> WHAT THE TASK ASKS
For the copy, please give all of the data again exactly and leave the pictures out.
══ SOURCE MATERIAL
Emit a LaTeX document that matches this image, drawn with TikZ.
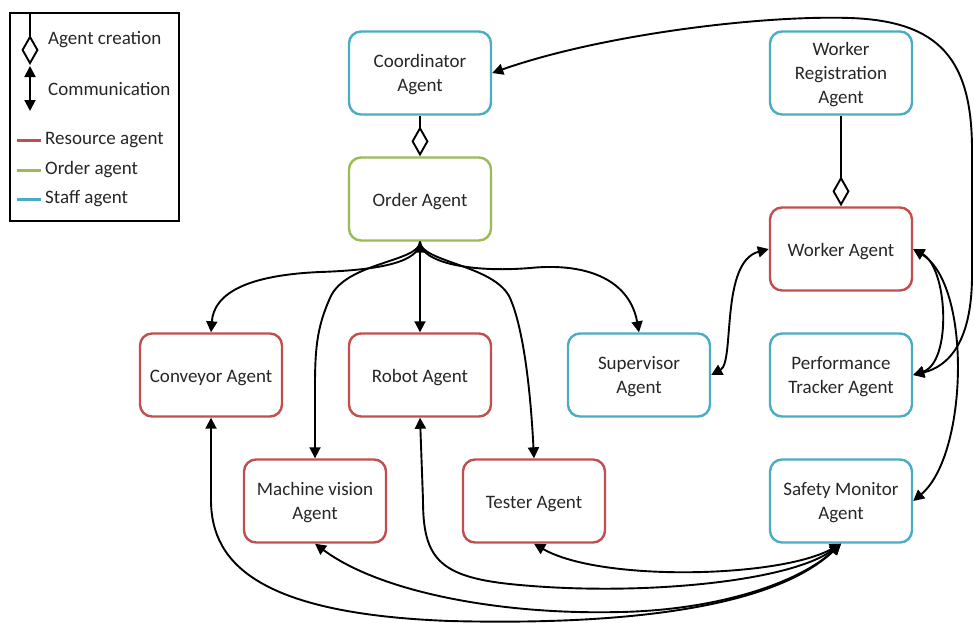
\documentclass[tikz,border=0pt]{standalone}
\usepackage{fontspec}
\setmainfont{Carlito}
\usetikzlibrary{arrows.meta}
\definecolor{resred}{HTML}{C0504D}
\definecolor{ordgreen}{HTML}{9BBB59}
\definecolor{staffblue}{HTML}{4BACC6}
\definecolor{txt}{HTML}{262626}
% top struts that set the text a little lower in its box
\newcommand{\onestrut}{\rule{0pt}{18pt}}
\newcommand{\manystrut}{\rule{0pt}{16.5pt}}
\begin{document}
\begin{tikzpicture}[x=1pt,y=-1pt,
  agent/.style={draw, rounded corners=12pt, line width=2.4pt, minimum width=142pt,
    minimum height=83pt, align=center, inner sep=0pt, text=txt,
    font=\fontsize{19}{24}\selectfont},
  resource/.style={agent, draw=resred},
  orderag/.style={agent, draw=ordgreen},
  staff/.style={agent, draw=staffblue},
  tip/.tip={Triangle[length=11pt,width=11pt]},
  comm/.style={line width=1.9pt, tip-tip},
  commone/.style={line width=1.9pt, -tip},
  creation/.style={line width=1.9pt, -{Diamond[open,length=30pt,width=17pt,line width=1.9pt]}},
  legtext/.style={anchor=west, inner sep=0pt, text=txt, font=\fontsize{19}{24}\selectfont}
]
\useasboundingbox (0,0) rectangle (974,622);

% agents
\node[staff]    (coord)  at (420,73)  {\manystrut Coordinator\\Agent};
\node[staff]    (wreg)   at (841,73)  {\manystrut Worker\\Registration\\Agent};
\node[orderag]  (order)  at (420,199) {\onestrut Order Agent};
\node[resource] (worker) at (841,249) {\onestrut Worker Agent};
\node[resource] (conv)   at (211,375) {\onestrut Conveyor Agent};
\node[resource] (robot)  at (420,375) {\onestrut Robot Agent};
\node[staff]    (super)  at (639,375) {\manystrut Supervisor\\Agent};
\node[staff]    (perf)   at (841,375) {\manystrut Performance\\Tracker Agent};
\node[resource] (mv)     at (315,501) {\manystrut Machine vision\\Agent};
\node[resource] (tester) at (534,501) {\onestrut Tester Agent};
\node[staff]    (safety) at (841,501) {\manystrut Safety Monitor\\Agent};

% agent creation
\draw[creation] (coord.south) -- (order.north);
\draw[creation] (wreg.south) -- (worker.north);

% order agent to the resources and the supervisor
\draw[comm] (order.south) -- (robot.north);
\draw[commone] (order.south) .. controls (420,262) and (380,270) .. (320,272)
  .. controls (250,275) and (214,292) .. (conv.north);
\draw[commone] (order.south) .. controls (420,262) and (345,262) .. (330,298)
  .. controls (318,325) and (315,345) .. (315,385) -- (mv.north);
\draw[commone] (order.south) .. controls (420,262) and (495,265) .. (510,298)
  .. controls (522,325) and (530,380) .. (tester.north);
\draw[commone] (order.south) .. controls (420,262) and (470,273) .. (530,268)
  .. controls (590,262) and (630,282) .. (super.north);

% supervisor and worker
\draw[comm] (super.east) .. controls (735,362) and (720,262) .. (worker.west);

% worker to tracker and safety monitor
\draw[comm] (worker.east) .. controls (948,268) and (952,362) .. (perf.east);
\draw[comm] (worker.east) .. controls (972,285) and (968,455) .. (safety.east);

% coordinator and tracker
\draw[comm] (coord.east) .. controls (600,35) and (760,15) .. (850,18)
  .. controls (940,21) and (972,60) .. (972,150) -- (972,275)
  .. controls (972,340) and (950,366) .. (perf.east);

% safety monitor to the resources
\draw[comm] (safety.south) .. controls (780,578) and (600,582) .. (tester.south);
\draw[comm] (safety.south) .. controls (790,582) and (640,596) .. (520,585)
  .. controls (440,578) and (423,560) .. (423,500) -- (robot.south);
\draw[comm] (safety.south) .. controls (800,582) and (720,610) .. (620,612)
  .. controls (500,615) and (380,592) .. (mv.south);
\draw[comm] (safety.south) .. controls (780,602) and (650,626) .. (450,621)
  .. controls (262,614) and (211,565) .. (211,500) -- (conv.south);

% legend
\node[draw, line width=1.3pt, minimum width=169pt, minimum height=208pt, inner sep=0pt]
  (legend) at (94.5,117) {};
\coordinate (ctop) at (30,13);
\coordinate (cdia) at (30,65);
\draw[creation] (ctop) -- (cdia);
\node[legtext] (lcreate) at (48,40) {Agent creation};
\coordinate (mtop) at (30,66);
\coordinate (mbot) at (30,111);
\draw[comm] (mtop) -- (mbot);
\node[legtext] (lcomm) at (48,89) {Communication};
\coordinate (r1) at (17,140); \coordinate (r2) at (41,140);
\draw[resred, line width=3pt] (r1) -- (r2);
\node[legtext] (lres) at (45,140) {Resource agent};
\coordinate (o1) at (17,170); \coordinate (o2) at (41,170);
\draw[ordgreen, line width=3pt] (o1) -- (o2);
\node[legtext] (lord) at (45,170) {Order agent};
\coordinate (s1) at (17,199); \coordinate (s2) at (41,199);
\draw[staffblue, line width=3pt] (s1) -- (s2);
\node[legtext] (lstaff) at (45,199) {Staff agent};
\end{tikzpicture}
\end{document}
════
> WRITTEN ANSWER
Emit a LaTeX document that matches this image, drawn with TikZ.
\documentclass[tikz,border=0pt]{standalone}
\usepackage{fontspec}
\setmainfont{Carlito}
\usetikzlibrary{arrows.meta}
\definecolor{resred}{HTML}{C0504D}
\definecolor{ordgreen}{HTML}{9BBB59}
\definecolor{staffblue}{HTML}{4BACC6}
\definecolor{txt}{HTML}{262626}
% top struts that set the text a little lower in its box
\newcommand{\onestrut}{\rule{0pt}{18pt}}
\newcommand{\manystrut}{\rule{0pt}{16.5pt}}
\begin{document}
\begin{tikzpicture}[x=1pt,y=-1pt,
  agent/.style={draw, rounded corners=12pt, line width=2.4pt, minimum width=142pt,
    minimum height=83pt, align=center, inner sep=0pt, text=txt,
    font=\fontsize{19}{24}\selectfont},
  resource/.style={agent, draw=resred},
  orderag/.style={agent, draw=ordgreen},
  staff/.style={agent, draw=staffblue},
  tip/.tip={Triangle[length=11pt,width=11pt]},
  comm/.style={line width=1.9pt, tip-tip},
  commone/.style={line width=1.9pt, -tip},
  creation/.style={line width=1.9pt, -{Diamond[open,length=30pt,width=17pt,line width=1.9pt]}},
  legtext/.style={anchor=west, inner sep=0pt, text=txt, font=\fontsize{19}{24}\selectfont}
]
\useasboundingbox (0,0) rectangle (974,622);

% agents
\node[staff]    (coord)  at (420,73)  {\manystrut Coordinator\\Agent};
\node[staff]    (wreg)   at (841,73)  {\manystrut Worker\\Registration\\Agent};
\node[orderag]  (order)  at (420,199) {\onestrut Order Agent};
\node[resource] (worker) at (841,249) {\onestrut Worker Agent};
\node[resource] (conv)   at (211,375) {\onestrut Conveyor Agent};
\node[resource] (robot)  at (420,375) {\onestrut Robot Agent};
\node[staff]    (super)  at (639,375) {\manystrut Supervisor\\Agent};
\node[staff]    (perf)   at (841,375) {\manystrut Performance\\Tracker Agent};
\node[resource] (mv)     at (315,501) {\manystrut Machine vision\\Agent};
\node[resource] (tester) at (534,501) {\onestrut Tester Agent};
\node[staff]    (safety) at (841,501) {\manystrut Safety Monitor\\Agent};

% agent creation
\draw[creation] (coord.south) -- (order.north);
\draw[creation] (wreg.south) -- (worker.north);

% order agent to the resources and the supervisor
\draw[comm] (order.south) -- (robot.north);
\draw[commone] (order.south) .. controls (420,262) and (380,270) .. (320,272)
  .. controls (250,275) and (214,292) .. (conv.north);
\draw[commone] (order.south) .. controls (420,262) and (345,262) .. (330,298)
  .. controls (318,325) and (315,345) .. (315,385) -- (mv.north);
\draw[commone] (order.south) .. controls (420,262) and (495,265) .. (510,298)
  .. controls (522,325) and (530,380) .. (tester.north);
\draw[commone] (order.south) .. controls (420,262) and (470,273) .. (530,268)
  .. controls (590,262) and (630,282) .. (super.north);

% supervisor and worker
\draw[comm] (super.east) .. controls (735,362) and (720,262) .. (worker.west);

% worker to tracker and safety monitor
\draw[comm] (worker.east) .. controls (948,268) and (952,362) .. (perf.east);
\draw[comm] (worker.east) .. controls (972,285) and (968,455) .. (safety.east);

% coordinator and tracker
\draw[comm] (coord.east) .. controls (600,35) and (760,15) .. (850,18)
  .. controls (940,21) and (972,60) .. (972,150) -- (972,275)
  .. controls (972,340) and (950,366) .. (perf.east);

% safety monitor to the resources
\draw[comm] (safety.south) .. controls (780,578) and (600,582) .. (tester.south);
\draw[comm] (safety.south) .. controls (790,582) and (640,596) .. (520,585)
  .. controls (440,578) and (423,560) .. (423,500) -- (robot.south);
\draw[comm] (safety.south) .. controls (800,582) and (720,610) .. (620,612)
  .. controls (500,615) and (380,592) .. (mv.south);
\draw[comm] (safety.south) .. controls (780,602) and (650,626) .. (450,621)
  .. controls (262,614) and (211,565) .. (211,500) -- (conv.south);

% legend
\node[draw, line width=1.3pt, minimum width=169pt, minimum height=208pt, inner sep=0pt]
  (legend) at (94.5,117) {};
\coordinate (ctop) at (30,13);
\coordinate (cdia) at (30,65);
\draw[creation] (ctop) -- (cdia);
\node[legtext] (lcreate) at (48,40) {Agent creation};
\coordinate (mtop) at (30,66);
\coordinate (mbot) at (30,111);
\draw[comm] (mtop) -- (mbot);
\node[legtext] (lcomm) at (48,89) {Communication};
\coordinate (r1) at (17,140); \coordinate (r2) at (41,140);
\draw[resred, line width=3pt] (r1) -- (r2);
\node[legtext] (lres) at (45,140) {Resource agent};
\coordinate (o1) at (17,170); \coordinate (o2) at (41,170);
\draw[ordgreen, line width=3pt] (o1) -- (o2);
\node[legtext] (lord) at (45,170) {Order agent};
\coordinate (s1) at (17,199); \coordinate (s2) at (41,199);
\draw[staffblue, line width=3pt] (s1) -- (s2);
\node[legtext] (lstaff) at (45,199) {Staff agent};
\end{tikzpicture}
\end{document}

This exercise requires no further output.